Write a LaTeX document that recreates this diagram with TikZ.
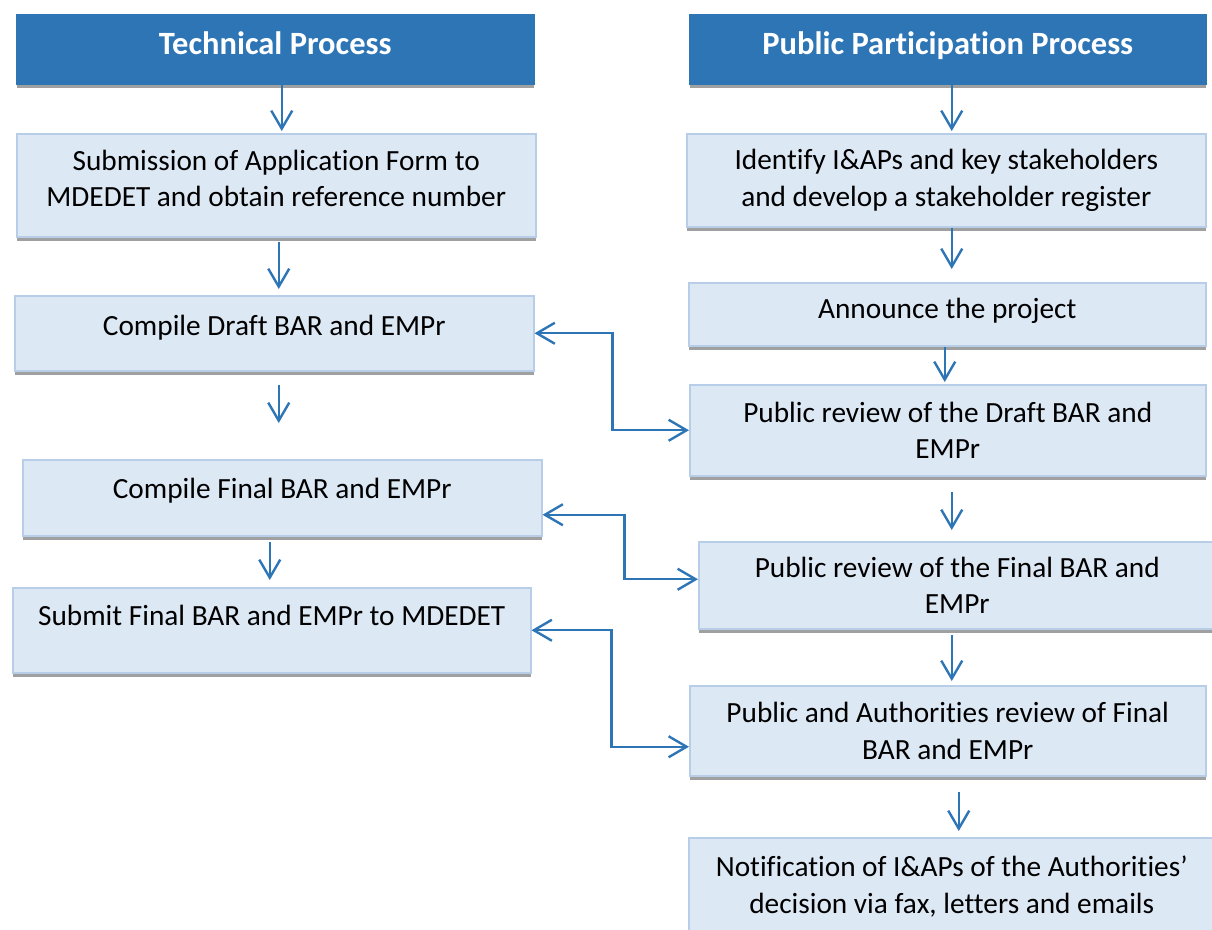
\documentclass[tikz,border=0pt]{standalone}
\usepackage{fontspec}
\setmainfont{Carlito}[Ligatures=CommonOff]
\usetikzlibrary{arrows.meta, shadows}
\definecolor{headblue}{RGB}{46,117,182}
\definecolor{boxfill}{RGB}{221,232,245}
\definecolor{boxline}{RGB}{183,205,232}
\definecolor{shadowgray}{RGB}{160,160,160}
\tikzset{stepbox/.style={draw=boxline, line width=1.5pt, fill=boxfill, anchor=north west, inner sep=0pt, align=center,
    drop shadow={shadow xshift=0pt, shadow yshift=-4pt, fill=shadowgray, opacity=1}, font=\fontsize{29.3}{36.5}\selectfont}}
\tikzset{headbox/.style={stepbox, draw=headblue, fill=headblue, text=white, font=\fontsize{32.5}{38}\selectfont\bfseries}}
\tikzset{flow/.style={draw=headblue, line width=2.4pt, -{Straight Barb[length=18pt,width=21pt]}}}
\tikzset{link/.style={flow, {Straight Barb[length=18pt,width=21pt]}-{Straight Barb[length=18pt,width=21pt]}}}

\begin{document}
\begin{tikzpicture}[x=1pt, y=-1pt]
    \clip (0,0) rectangle (1212,929);
    \node[headbox, minimum width=517pt, minimum height=69pt, text height=23.5pt, text depth=13.9pt] (th) at (16,14) {Technical Process};
    \node[headbox, minimum width=516pt, minimum height=69pt, text height=23.5pt, text depth=13.9pt] (ph) at (689,14) {Public Participation Process};

    \node[stepbox, minimum width=519pt, minimum height=103pt, text depth=14pt] (b1) at (16,133) {Submission of Application Form to\\MDEDET and obtain reference number};
    \node[stepbox, minimum width=519pt, minimum height=75pt, text height=21pt, text depth=16.6pt] (b2) at (14,295) {Compile Draft BAR and EMPr};
    \node[stepbox, minimum width=519pt, minimum height=76pt, text height=21pt, text depth=19.6pt] (b3) at (22,459) {Compile Final BAR and EMPr};
    \node[stepbox, minimum width=518pt, minimum height=85pt, text height=21pt, text depth=29.6pt] (b4) at (12,587) {Submit Final BAR and EMPr to MDEDET};

    \node[stepbox, minimum width=519pt, minimum height=93pt] (r1) at (686,133) {Identify I\&APs and key stakeholders\\and develop a stakeholder register};
    \node[stepbox, minimum width=517pt, minimum height=63pt, text height=21pt, text depth=12.2pt] (r2) at (688,282) {Announce the project};
    \node[stepbox, minimum width=516pt, minimum height=91pt] (r3) at (689,384) {Public review of the Draft BAR and\\EMPr};
    \node[stepbox, minimum width=517pt, minimum height=87pt] (r4) at (698,541) {Public review of the Final BAR and\\EMPr};
    \node[stepbox, minimum width=516pt, minimum height=90pt] (r5) at (689,685) {Public and Authorities review of Final\\BAR and EMPr};
    \node[stepbox, minimum width=526pt, minimum height=110pt, text depth=16pt] (r6) at (688,837) {Notification of I\&APs of the Authorities'\\decision via fax, letters and emails};

    \foreach \a/\b/\dx/\s/\e in {th/b1/6.5/0/2, b1/b2/2.5/4/6, b2/b3/4.5/13/36, b3/b4/-12.5/5/7,
        ph/r1/4/0/2, r1/r2/5.5/0/13, r2/r3/-2.5/0/2, r3/r4/4/15/11, r4/r5/-5.5/5/4, r5/r6/11/15/6} {
        \draw[flow, shorten <=\s pt, shorten >=\e pt] ([xshift=\dx pt]\a.south) -- ([xshift=\dx pt]\a.south |- \b.north);
    }

    \draw[link] (b2.east) -- ++(78,0) |- (r3.west);
    \draw[link] ([yshift=-17pt]b3.east) -- ++(82,0) |- ([yshift=6pt]r4.west);
    \draw[link] (b4.east) -- ++(80,0) |- ([yshift=-16pt]r5.west);
\end{tikzpicture}
\end{document}
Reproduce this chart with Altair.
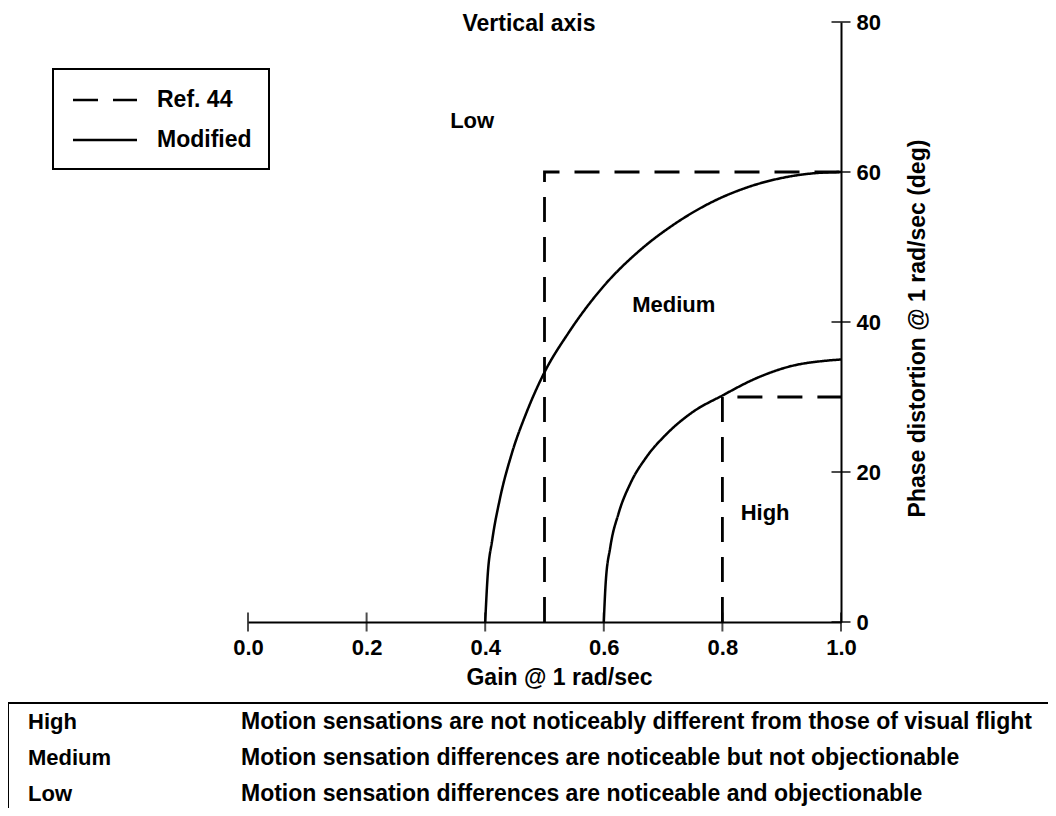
import altair as alt
import pandas as pd

FONT = "Liberation Sans"

# ---------------- data ----------------
gain_ticks = [0.0, 0.2, 0.4, 0.6, 0.8, 1.0]
phase_ticks = [0, 20, 40, 60, 80]

legend_labels = ["Ref. 44", "Modified"]

# Modified boundaries (solid curves)
mod_outer_gain = [0.400, 0.404, 0.412, 0.425, 0.445, 0.470, 0.500, 0.540, 0.600, 0.660,
                  0.720, 0.780, 0.840, 0.900, 0.950, 1.000]
mod_outer_phase = [0.0, 6.0, 11.0, 16.5, 22.5, 28.0, 33.3, 38.5, 44.8, 49.5,
                   53.1, 55.9, 57.9, 59.2, 59.8, 60.0]
mod_inner_gain = [0.600, 0.603, 0.611, 0.625, 0.645, 0.672, 0.705, 0.750, 0.800, 0.860,
                  0.920, 0.970, 1.000]
mod_inner_phase = [0.0, 5.0, 10.0, 14.5, 18.5, 22.0, 25.0, 28.0, 30.2, 32.6,
                   34.2, 34.8, 35.0]

# Ref. 44 boundaries (dashed)
ref_outer_gain = [0.5, 0.5, 1.0]
ref_outer_phase = [0, 60, 60]
ref_inner_gain = [0.8, 0.8, 1.0]
ref_inner_phase = [0, 30, 30]

# region labels
region_names = ["Low", "Medium", "High"]
region_gain = [0.378, 0.718, 0.872]
region_phase = [66.8, 42.3, 14.5]

# rating table
table_levels = ["High", "Medium", "Low"]
table_desc = [
    "Motion sensations are not noticeably different from those of visual flight",
    "Motion sensation differences are noticeable but not objectionable",
    "Motion sensation differences are noticeable and objectionable",
]


def series(name, crit, xs, ys):
    return pd.DataFrame({"gain": xs, "phase": ys, "curve": name,
                         "criterion": crit, "order": list(range(len(xs)))})


solid_df = pd.concat([series("mod_outer", "Modified", mod_outer_gain, mod_outer_phase),
                      series("mod_inner", "Modified", mod_inner_gain, mod_inner_phase)])
dash_df = pd.concat([series("ref_outer", "Ref. 44", ref_outer_gain, ref_outer_phase),
                     series("ref_inner", "Ref. 44", ref_inner_gain, ref_inner_phase)])

x_scale = alt.Scale(domain=[0, 1], nice=False, zero=False)
y_scale = alt.Scale(domain=[0, 80], nice=False)

x_axis = alt.Axis(values=gain_ticks, format=".1f", ticks=False, grid=False,
                  domainColor="black", domainWidth=2,
                  labelColor="black", labelFontSize=22, labelFontWeight="bold",
                  labelPadding=15, labelFlush=False, labelOverlap=False,
                  title="Gain @ 1 rad/sec", titleFontSize=23, titleFontWeight="bold",
                  titleColor="black", titleX=311, titleY=55,
                  titleBaseline="middle", titleAlign="center")
y_axis = alt.Axis(orient="right", values=phase_ticks, format="d", ticks=False, grid=False,
                  domainColor="black", domainWidth=2,
                  labelColor="black", labelFontSize=22, labelFontWeight="bold",
                  labelPadding=15, labelOverlap=False,
                  title="Phase distortion @ 1 rad/sec (deg)", titleFontSize=23,
                  titleFontWeight="bold", titleColor="black", titleAngle=270,
                  titleX=76, titleY=306, titleAlign="center", titleBaseline="middle")

dash_scale = alt.Scale(domain=legend_labels, range=[[25, 15], [1, 0]])

dashed = alt.Chart(dash_df).mark_line(color="black", strokeWidth=2.8, strokeCap="butt").encode(
    x=alt.X("gain:Q", scale=x_scale, axis=x_axis),
    y=alt.Y("phase:Q", scale=y_scale, axis=y_axis),
    strokeDash=alt.StrokeDash("criterion:N", scale=dash_scale, legend=None),
    detail="curve:N",
    order="order:Q",
)

solid = alt.Chart(solid_df).mark_line(color="black", strokeWidth=2.5,
                                      interpolate="monotone").encode(
    x="gain:Q", y="phase:Q",
    strokeDash=alt.StrokeDash("criterion:N", scale=dash_scale, legend=None),
    detail="curve:N",
    order="order:Q",
)

xt = alt.Chart(pd.DataFrame({"gain": gain_ticks, "phase": [0] * len(gain_ticks)})).mark_tick(
    orient="vertical", size=19, thickness=2, color="black").encode(x="gain:Q", y="phase:Q")
yt = alt.Chart(pd.DataFrame({"gain": [1.0] * len(phase_ticks), "phase": phase_ticks})).mark_tick(
    orient="horizontal", size=19, thickness=2, color="black").encode(x="gain:Q", y="phase:Q")

regions = alt.Chart(pd.DataFrame({"gain": region_gain, "phase": region_phase,
                                  "label": region_names})).mark_text(
    fontSize=22, fontWeight="bold", color="black", align="center", baseline="middle").encode(
    x="gain:Q", y="phase:Q", text="label:N")

one = pd.DataFrame({"t": ["Vertical axis"]})
vert_title = alt.Chart(one).mark_text(fontSize=23, fontWeight="bold", color="black",
                                      align="center", baseline="middle").encode(
    x=alt.value(281), y=alt.value(2), text="t:N")

# ---- legend box (key) ----
leg_box = alt.Chart(one).mark_rect(fillOpacity=0, stroke="black", strokeWidth=2).encode(
    x=alt.value(-195), x2=alt.value(21), y=alt.value(47), y2=alt.value(147))
leg_layers = [leg_box]
for lbl, dash, yy in zip(legend_labels, [[25, 15], [1, 0]], [78, 118]):
    d = pd.DataFrame({"lbl": [lbl]})
    leg_layers.append(alt.Chart(d).mark_rule(color="black", strokeWidth=2.5,
                                             strokeDash=dash, strokeCap="butt").encode(
        x=alt.value(-175), x2=alt.value(-111), y=alt.value(yy)))
    leg_layers.append(alt.Chart(d).mark_text(
        fontSize=23, fontWeight="bold", color="black", align="left", baseline="middle").encode(
        x=alt.value(-91), y=alt.value(yy), text="lbl:N"))

# ---- rating table ----
table_top = alt.Chart(one).mark_rule(color="black", strokeWidth=2).encode(
    x=alt.value(-240), x2=alt.value(800), y=alt.value(681))
table_left = alt.Chart(one).mark_rule(color="black", strokeWidth=2).encode(
    x=alt.value(-240), y=alt.value(681), y2=alt.value(800))

table_layers = []
row_y = [700, 736, 772]
for lvl, desc, yy in zip(table_levels, table_desc, row_y):
    d = pd.DataFrame({"lvl": [lvl], "desc": [desc]})
    table_layers.append(alt.Chart(d).mark_text(
        fontSize=22, fontWeight="bold", color="black", align="left", baseline="middle").encode(
        x=alt.value(-220), y=alt.value(yy), text="lvl:N"))
    table_layers.append(alt.Chart(d).mark_text(
        fontSize=23, fontWeight="bold", color="black", align="left", baseline="middle").encode(
        x=alt.value(-7), y=alt.value(yy), text="desc:N"))

chart = alt.layer(dashed, solid, xt, yt, regions, vert_title, *leg_layers,
                  table_top, table_left, *table_layers).properties(
    width=593, height=600,
    autosize=alt.AutoSizeParams(type="none"),
    padding={"left": 240, "top": 14, "right": 207, "bottom": 186},
).configure(font=FONT).configure_view(stroke=None)

chart.save("out.html", embed_options={"renderer": "svg", "actions": False})
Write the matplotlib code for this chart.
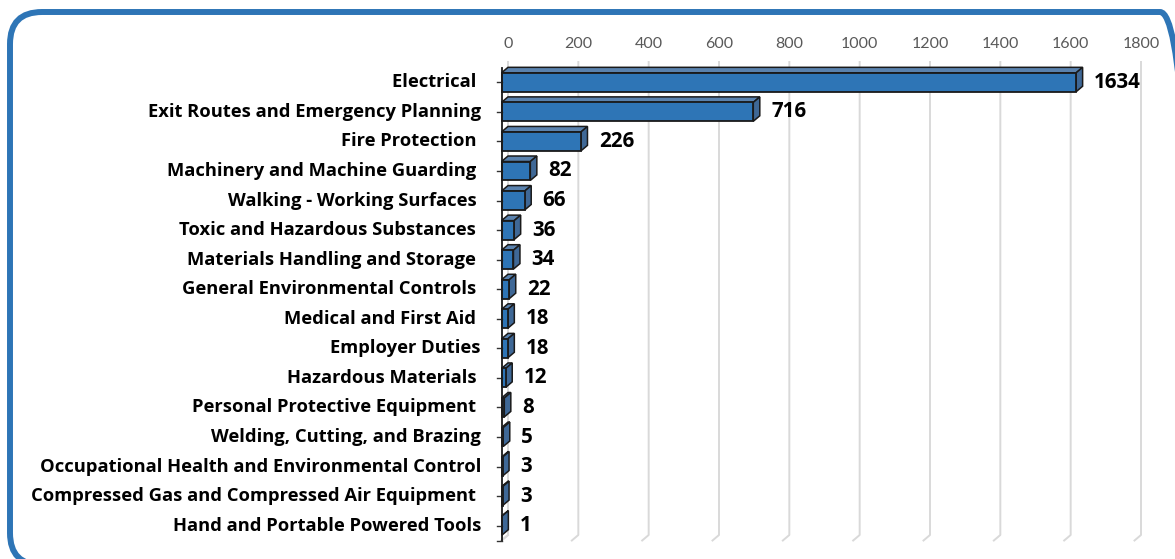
import matplotlib
matplotlib.use("Agg")
import matplotlib.pyplot as plt
from matplotlib.patches import Polygon, FancyBboxPatch

# Violation counts by category
categories = [
    "Electrical ",
    "Exit Routes and Emergency Planning",
    "Fire Protection ",
    "Machinery and Machine Guarding ",
    "Walking - Working Surfaces ",
    "Toxic and Hazardous Substances ",
    "Materials Handling and Storage ",
    "General Environmental Controls ",
    "Medical and First Aid ",
    "Employer Duties",
    "Hazardous Materials ",
    "Personal Protective Equipment ",
    "Welding, Cutting, and Brazing",
    "Occupational Health and Environmental Control",
    "Compressed Gas and Compressed Air Equipment ",
    "Hand and Portable Powered Tools",
]
counts = [1634, 716, 226, 82, 66, 36, 34, 22, 18, 18, 12, 8, 5, 3, 3, 1]
x_ticks = [0, 200, 400, 600, 800, 1000, 1200, 1400, 1600, 1800]

W, H, DPI = 1175, 559, 100
fig = plt.figure(figsize=(W / DPI, H / DPI), dpi=DPI)

# rounded outer frame, laid out in inches so the corners stay circular
fx0, fx1 = 10 / DPI, 1192 / DPI
fy0, fy1 = (H - 565) / DPI, (H - 12) / DPI
frame = FancyBboxPatch((fx0, fy0), fx1 - fx0, fy1 - fy0,
                       boxstyle="round,pad=0,rounding_size=0.32",
                       transform=fig.dpi_scale_trans, fill=False,
                       edgecolor="#2E75B6", linewidth=4.3, clip_on=False)
fig.patches.append(frame)

# back plane of the 3D plot
left_px, right_px, top_px, bot_px = 508, 1141, 62, 535
ax = fig.add_axes([left_px / W, 1 - bot_px / H,
                   (right_px - left_px) / W, (bot_px - top_px) / H])
xmax = 1800
n = len(categories)
ax.set_xlim(0, xmax)
ax.set_ylim(n - 0.5, -0.5)
for s in ax.spines.values():
    s.set_visible(False)
ax.set_facecolor("none")

# pixel -> data conversions for the 3D depth
px_x = xmax / (right_px - left_px)
px_y = n / (bot_px - top_px)
dx = 6.5 * px_x          # depth shift to the left
dy = 5.5 * px_y          # depth shift downward
bh = 0.64                # bar thickness

# gridlines on the back wall with floor slant
grid_c = "#D9D9D9"
for t in x_ticks:
    ax.plot([t, t, t - dx], [-0.5, n - 0.5, n - 0.5 + dy],
            color=grid_c, lw=1.4, clip_on=False, zorder=1)
ax.plot([0, -dx], [n - 0.5, n - 0.5 + dy], color=grid_c, lw=1.4,
        clip_on=False, zorder=1)

front_c = "#2E75B6"
top_c = "#5A82AE"
side_c = "#3F6896"
edge_c = "#1a1a1a"

for i, v in enumerate(counts):
    yc = i + dy
    ft, fb = yc - bh / 2, yc + bh / 2
    x0, x1 = -dx, v - dx
    # top face
    ax.add_patch(Polygon([(x0, ft), (x1, ft), (v, ft - dy), (0, ft - dy)],
                         closed=True, facecolor=top_c, edgecolor=edge_c,
                         lw=1.1, clip_on=False, zorder=3))
    # side face
    ax.add_patch(Polygon([(x1, ft), (v, ft - dy), (v, fb - dy), (x1, fb)],
                         closed=True, facecolor=side_c, edgecolor=edge_c,
                         lw=1.1, clip_on=False, zorder=3))
    # front face
    ax.add_patch(Polygon([(x0, ft), (x1, ft), (x1, fb), (x0, fb)],
                         closed=True, facecolor=front_c, edgecolor=edge_c,
                         lw=1.3, clip_on=False, zorder=4))
    # value label
    ax.text(v + 11.5 * px_x, yc, str(v), ha="left", va="center",
            fontsize=14.8, fontweight="bold", family="Open Sans",
            color="black", clip_on=False, zorder=5)
    # category label
    ax.text(-(508 - 481) * px_x, yc, categories[i], ha="right", va="center",
            fontsize=13.2, fontweight="bold", family="Open Sans",
            color="black", clip_on=False, zorder=5)
    # tick on the front axis
    ax.plot([-dx - 5 * px_x, -dx], [yc, yc], color="#333333", lw=1.0,
            clip_on=False, zorder=5)

# front vertical axis
ax.plot([-dx, -dx], [-0.5 + dy, n - 0.5 + dy], color="#1a1a1a", lw=1.3,
        clip_on=False, zorder=5)
ax.plot([-dx - 5 * px_x, -dx], [n - 0.5 + dy, n - 0.5 + dy],
        color="#333333", lw=1.0, clip_on=False, zorder=5)

# top value axis labels
ax.xaxis.tick_top()
ax.set_xticks(x_ticks)
ax.set_xticklabels([str(t) for t in x_ticks], fontsize=11.5,
                   family="Lato", color="#595959")
ax.tick_params(axis="x", length=0, pad=8)
ax.set_yticks([])

fig.savefig("out.png", dpi=DPI)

▶ _INSTRUCTIONS FOR THE TASK_
Copy exactly the stretch of lines that starts at the line holding "Reproduce this chart with Altair." and ends at the line holding "ref_inner_phase = [0, 30, 30]". Drop the pictures.

▶ _WRITTEN RESPONSE_
Reproduce this chart with Altair.
import altair as alt
import pandas as pd

FONT = "Liberation Sans"

# ---------------- data ----------------
gain_ticks = [0.0, 0.2, 0.4, 0.6, 0.8, 1.0]
phase_ticks = [0, 20, 40, 60, 80]

legend_labels = ["Ref. 44", "Modified"]

# Modified boundaries (solid curves)
mod_outer_gain = [0.400, 0.404, 0.412, 0.425, 0.445, 0.470, 0.500, 0.540, 0.600, 0.660,
                  0.720, 0.780, 0.840, 0.900, 0.950, 1.000]
mod_outer_phase = [0.0, 6.0, 11.0, 16.5, 22.5, 28.0, 33.3, 38.5, 44.8, 49.5,
                   53.1, 55.9, 57.9, 59.2, 59.8, 60.0]
mod_inner_gain = [0.600, 0.603, 0.611, 0.625, 0.645, 0.672, 0.705, 0.750, 0.800, 0.860,
                  0.920, 0.970, 1.000]
mod_inner_phase = [0.0, 5.0, 10.0, 14.5, 18.5, 22.0, 25.0, 28.0, 30.2, 32.6,
                   34.2, 34.8, 35.0]

# Ref. 44 boundaries (dashed)
ref_outer_gain = [0.5, 0.5, 1.0]
ref_outer_phase = [0, 60, 60]
ref_inner_gain = [0.8, 0.8, 1.0]
ref_inner_phase = [0, 30, 30]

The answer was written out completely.